Retype, word for word, the lines from the first line of the entries through the line that holds "molarity = [0, 0.125, 0.25, 0.375, 0.5, 0.625, 0.75, 0.875, 1.0]"; leave out the pictures.

****************************************

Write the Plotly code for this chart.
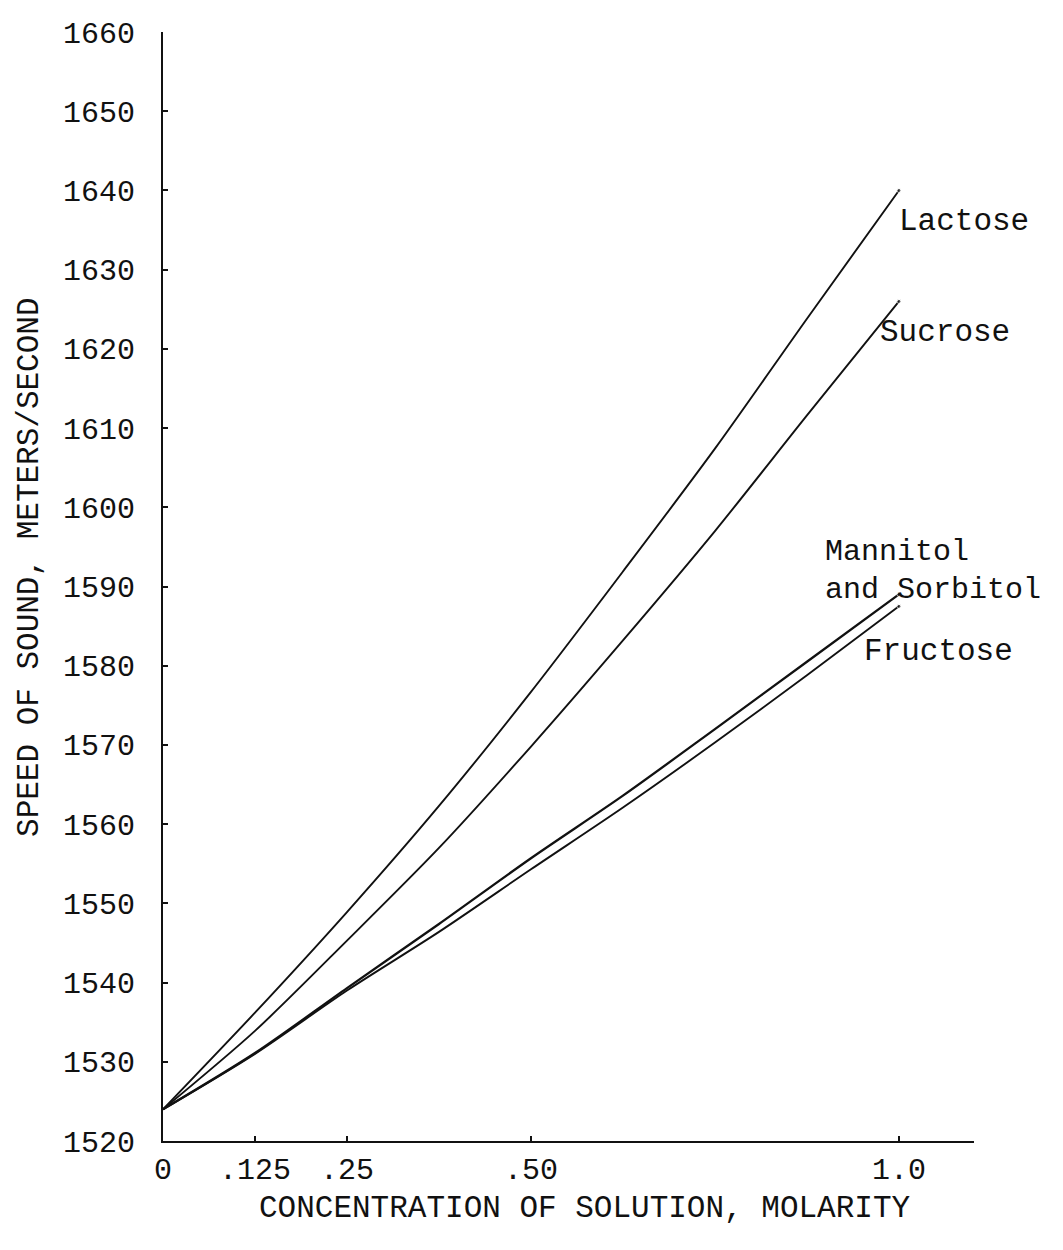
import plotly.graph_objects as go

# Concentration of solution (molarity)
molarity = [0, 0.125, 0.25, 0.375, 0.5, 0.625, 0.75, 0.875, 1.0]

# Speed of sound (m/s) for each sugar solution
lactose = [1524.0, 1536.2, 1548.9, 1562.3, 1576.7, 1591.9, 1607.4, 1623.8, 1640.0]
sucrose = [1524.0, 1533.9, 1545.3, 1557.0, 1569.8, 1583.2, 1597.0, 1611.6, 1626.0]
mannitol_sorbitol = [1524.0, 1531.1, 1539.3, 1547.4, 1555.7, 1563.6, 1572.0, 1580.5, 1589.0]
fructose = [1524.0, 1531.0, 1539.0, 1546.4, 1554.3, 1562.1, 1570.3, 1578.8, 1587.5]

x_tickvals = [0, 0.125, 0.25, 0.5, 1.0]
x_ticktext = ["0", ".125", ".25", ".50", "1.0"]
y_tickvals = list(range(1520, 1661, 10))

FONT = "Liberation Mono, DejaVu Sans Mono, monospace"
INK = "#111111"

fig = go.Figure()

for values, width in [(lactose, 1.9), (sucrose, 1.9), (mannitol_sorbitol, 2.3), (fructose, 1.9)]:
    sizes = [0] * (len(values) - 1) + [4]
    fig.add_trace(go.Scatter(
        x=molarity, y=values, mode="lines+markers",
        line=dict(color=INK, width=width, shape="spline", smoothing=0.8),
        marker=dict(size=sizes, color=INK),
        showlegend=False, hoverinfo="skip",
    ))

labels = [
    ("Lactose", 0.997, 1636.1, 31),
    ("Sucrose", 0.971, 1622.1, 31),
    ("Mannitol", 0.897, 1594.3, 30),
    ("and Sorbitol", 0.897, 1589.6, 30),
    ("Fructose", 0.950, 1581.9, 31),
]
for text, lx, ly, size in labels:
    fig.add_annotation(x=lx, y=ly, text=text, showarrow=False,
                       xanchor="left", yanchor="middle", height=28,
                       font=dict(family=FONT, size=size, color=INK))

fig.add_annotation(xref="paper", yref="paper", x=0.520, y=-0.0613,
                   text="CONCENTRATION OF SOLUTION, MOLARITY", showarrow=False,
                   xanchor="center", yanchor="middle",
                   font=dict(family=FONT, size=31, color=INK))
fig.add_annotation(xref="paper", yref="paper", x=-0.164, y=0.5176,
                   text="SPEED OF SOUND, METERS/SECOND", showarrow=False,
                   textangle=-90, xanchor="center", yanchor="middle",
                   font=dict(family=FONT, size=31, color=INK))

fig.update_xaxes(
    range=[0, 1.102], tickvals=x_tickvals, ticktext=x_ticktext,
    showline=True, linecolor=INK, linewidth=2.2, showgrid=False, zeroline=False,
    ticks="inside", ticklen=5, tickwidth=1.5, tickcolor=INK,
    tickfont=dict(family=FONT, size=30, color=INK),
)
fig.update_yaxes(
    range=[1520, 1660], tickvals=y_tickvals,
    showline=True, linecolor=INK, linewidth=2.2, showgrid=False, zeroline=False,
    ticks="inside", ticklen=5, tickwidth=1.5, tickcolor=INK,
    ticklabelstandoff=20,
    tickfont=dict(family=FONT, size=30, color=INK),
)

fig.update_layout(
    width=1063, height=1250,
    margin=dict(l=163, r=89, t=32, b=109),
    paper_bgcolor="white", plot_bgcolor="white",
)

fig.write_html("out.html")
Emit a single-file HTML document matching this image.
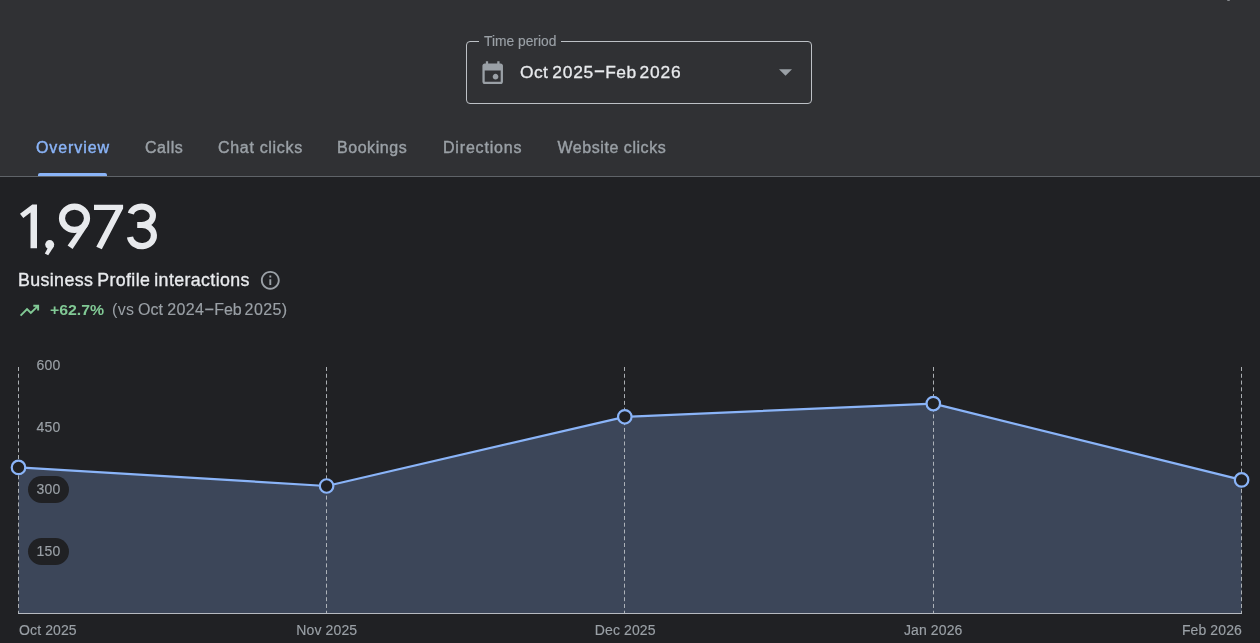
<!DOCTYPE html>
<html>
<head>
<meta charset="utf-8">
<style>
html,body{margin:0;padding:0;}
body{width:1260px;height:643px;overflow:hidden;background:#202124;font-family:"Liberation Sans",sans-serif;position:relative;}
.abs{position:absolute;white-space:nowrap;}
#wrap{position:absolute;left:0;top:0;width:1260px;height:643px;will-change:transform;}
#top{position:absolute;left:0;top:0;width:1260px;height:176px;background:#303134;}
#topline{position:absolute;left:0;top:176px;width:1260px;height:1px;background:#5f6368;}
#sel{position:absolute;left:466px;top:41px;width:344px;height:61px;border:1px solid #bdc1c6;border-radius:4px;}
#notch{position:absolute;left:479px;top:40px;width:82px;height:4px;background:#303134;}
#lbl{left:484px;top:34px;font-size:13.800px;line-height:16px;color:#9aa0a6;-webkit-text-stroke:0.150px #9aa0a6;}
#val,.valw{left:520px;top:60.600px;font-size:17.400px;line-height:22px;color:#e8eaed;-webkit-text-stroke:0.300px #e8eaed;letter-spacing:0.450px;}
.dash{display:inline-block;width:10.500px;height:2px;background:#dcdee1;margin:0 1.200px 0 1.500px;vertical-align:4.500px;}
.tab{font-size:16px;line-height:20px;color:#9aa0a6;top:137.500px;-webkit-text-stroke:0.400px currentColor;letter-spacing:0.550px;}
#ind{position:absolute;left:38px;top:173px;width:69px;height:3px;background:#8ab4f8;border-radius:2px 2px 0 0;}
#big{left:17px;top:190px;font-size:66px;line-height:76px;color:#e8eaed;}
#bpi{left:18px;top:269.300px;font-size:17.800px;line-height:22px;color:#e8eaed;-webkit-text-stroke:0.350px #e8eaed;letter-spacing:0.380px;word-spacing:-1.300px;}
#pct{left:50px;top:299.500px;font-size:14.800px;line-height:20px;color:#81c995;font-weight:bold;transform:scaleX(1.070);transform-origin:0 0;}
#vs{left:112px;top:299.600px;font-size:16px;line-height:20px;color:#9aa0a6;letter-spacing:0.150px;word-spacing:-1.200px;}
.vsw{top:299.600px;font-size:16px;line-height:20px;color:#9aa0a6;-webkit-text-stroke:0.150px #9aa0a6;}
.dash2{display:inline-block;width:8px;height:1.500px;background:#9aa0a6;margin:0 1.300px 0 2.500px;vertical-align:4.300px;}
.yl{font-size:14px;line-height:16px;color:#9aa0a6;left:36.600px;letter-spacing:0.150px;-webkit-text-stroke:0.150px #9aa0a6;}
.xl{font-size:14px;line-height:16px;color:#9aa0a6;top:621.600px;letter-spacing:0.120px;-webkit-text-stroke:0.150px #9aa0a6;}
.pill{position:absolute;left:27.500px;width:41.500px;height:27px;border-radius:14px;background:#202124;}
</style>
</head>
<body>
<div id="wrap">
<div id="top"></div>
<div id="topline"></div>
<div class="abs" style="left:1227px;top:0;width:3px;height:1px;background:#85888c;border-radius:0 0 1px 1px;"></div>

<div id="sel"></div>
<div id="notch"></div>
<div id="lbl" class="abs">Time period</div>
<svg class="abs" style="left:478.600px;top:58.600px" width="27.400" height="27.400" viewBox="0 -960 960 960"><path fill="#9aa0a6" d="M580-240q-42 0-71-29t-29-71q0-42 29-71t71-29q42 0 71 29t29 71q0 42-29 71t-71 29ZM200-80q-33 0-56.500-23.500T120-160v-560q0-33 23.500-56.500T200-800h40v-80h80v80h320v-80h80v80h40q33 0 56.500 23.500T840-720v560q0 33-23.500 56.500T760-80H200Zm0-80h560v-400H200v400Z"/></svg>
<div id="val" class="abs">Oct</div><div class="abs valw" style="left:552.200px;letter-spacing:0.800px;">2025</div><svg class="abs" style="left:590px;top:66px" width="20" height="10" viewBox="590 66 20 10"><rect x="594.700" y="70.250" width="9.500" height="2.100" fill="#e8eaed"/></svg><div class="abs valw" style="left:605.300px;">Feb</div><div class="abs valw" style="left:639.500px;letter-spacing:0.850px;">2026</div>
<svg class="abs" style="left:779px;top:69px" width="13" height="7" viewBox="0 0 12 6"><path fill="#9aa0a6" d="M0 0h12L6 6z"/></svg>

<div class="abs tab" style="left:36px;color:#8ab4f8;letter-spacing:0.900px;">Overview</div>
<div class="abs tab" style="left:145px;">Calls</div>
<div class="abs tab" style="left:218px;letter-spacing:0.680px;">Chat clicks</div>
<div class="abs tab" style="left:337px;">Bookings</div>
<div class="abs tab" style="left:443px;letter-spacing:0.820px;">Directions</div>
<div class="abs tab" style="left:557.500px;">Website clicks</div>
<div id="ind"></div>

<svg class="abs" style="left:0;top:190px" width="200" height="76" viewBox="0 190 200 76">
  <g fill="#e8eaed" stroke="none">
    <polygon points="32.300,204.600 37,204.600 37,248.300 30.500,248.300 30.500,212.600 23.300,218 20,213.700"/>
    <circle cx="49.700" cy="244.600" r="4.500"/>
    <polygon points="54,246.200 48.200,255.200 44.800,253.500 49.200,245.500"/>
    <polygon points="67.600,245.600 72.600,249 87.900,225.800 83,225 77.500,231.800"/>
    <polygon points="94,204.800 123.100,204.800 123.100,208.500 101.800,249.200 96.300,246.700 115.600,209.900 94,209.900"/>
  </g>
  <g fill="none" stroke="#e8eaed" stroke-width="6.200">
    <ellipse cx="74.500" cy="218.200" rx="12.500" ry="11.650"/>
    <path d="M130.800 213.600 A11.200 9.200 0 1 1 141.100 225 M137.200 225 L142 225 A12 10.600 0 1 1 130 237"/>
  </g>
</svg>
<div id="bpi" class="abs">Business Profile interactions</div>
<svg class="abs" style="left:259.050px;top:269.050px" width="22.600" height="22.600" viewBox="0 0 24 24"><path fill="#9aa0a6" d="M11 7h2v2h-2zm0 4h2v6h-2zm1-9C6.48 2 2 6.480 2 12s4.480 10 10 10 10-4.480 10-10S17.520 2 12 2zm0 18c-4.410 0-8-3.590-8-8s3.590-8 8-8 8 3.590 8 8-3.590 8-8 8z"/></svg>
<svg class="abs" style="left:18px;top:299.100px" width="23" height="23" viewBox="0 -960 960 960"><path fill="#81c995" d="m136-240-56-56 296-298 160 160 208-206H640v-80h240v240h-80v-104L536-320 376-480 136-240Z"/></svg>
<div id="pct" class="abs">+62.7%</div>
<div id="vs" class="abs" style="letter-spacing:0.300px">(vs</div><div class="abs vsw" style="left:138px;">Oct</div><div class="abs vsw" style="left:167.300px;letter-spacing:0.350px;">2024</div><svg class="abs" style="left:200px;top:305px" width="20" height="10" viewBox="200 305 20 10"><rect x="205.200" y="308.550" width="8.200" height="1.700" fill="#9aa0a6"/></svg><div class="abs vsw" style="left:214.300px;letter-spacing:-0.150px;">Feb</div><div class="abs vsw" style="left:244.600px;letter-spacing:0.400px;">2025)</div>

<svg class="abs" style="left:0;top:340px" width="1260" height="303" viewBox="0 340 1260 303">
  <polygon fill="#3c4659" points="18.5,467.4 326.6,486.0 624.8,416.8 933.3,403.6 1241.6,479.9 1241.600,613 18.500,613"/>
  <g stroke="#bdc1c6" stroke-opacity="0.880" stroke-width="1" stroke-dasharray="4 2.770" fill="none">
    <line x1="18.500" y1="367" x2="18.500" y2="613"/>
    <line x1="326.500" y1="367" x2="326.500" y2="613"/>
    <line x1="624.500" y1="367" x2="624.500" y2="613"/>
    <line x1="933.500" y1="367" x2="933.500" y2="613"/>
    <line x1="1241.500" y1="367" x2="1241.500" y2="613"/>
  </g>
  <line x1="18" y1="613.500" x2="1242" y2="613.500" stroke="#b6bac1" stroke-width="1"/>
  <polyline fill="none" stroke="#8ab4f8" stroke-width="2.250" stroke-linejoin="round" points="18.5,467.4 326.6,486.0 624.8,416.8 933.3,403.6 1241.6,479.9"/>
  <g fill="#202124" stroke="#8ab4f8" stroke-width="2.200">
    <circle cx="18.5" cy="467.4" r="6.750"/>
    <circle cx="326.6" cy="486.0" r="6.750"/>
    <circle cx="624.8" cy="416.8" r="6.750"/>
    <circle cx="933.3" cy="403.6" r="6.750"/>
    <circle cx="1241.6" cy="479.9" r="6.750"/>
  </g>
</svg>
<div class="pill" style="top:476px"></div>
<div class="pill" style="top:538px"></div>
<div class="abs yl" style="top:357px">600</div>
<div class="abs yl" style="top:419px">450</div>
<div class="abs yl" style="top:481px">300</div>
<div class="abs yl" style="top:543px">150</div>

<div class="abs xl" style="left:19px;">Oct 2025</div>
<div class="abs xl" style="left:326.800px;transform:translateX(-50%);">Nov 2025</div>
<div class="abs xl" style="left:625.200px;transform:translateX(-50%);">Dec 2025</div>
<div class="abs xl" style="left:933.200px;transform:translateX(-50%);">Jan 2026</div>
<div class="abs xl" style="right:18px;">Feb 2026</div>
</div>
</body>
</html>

****************************************

Output of the exercise:
Write the Plotly code for this chart.
import plotly.graph_objects as go

# Concentration of solution (molarity)
molarity = [0, 0.125, 0.25, 0.375, 0.5, 0.625, 0.75, 0.875, 1.0]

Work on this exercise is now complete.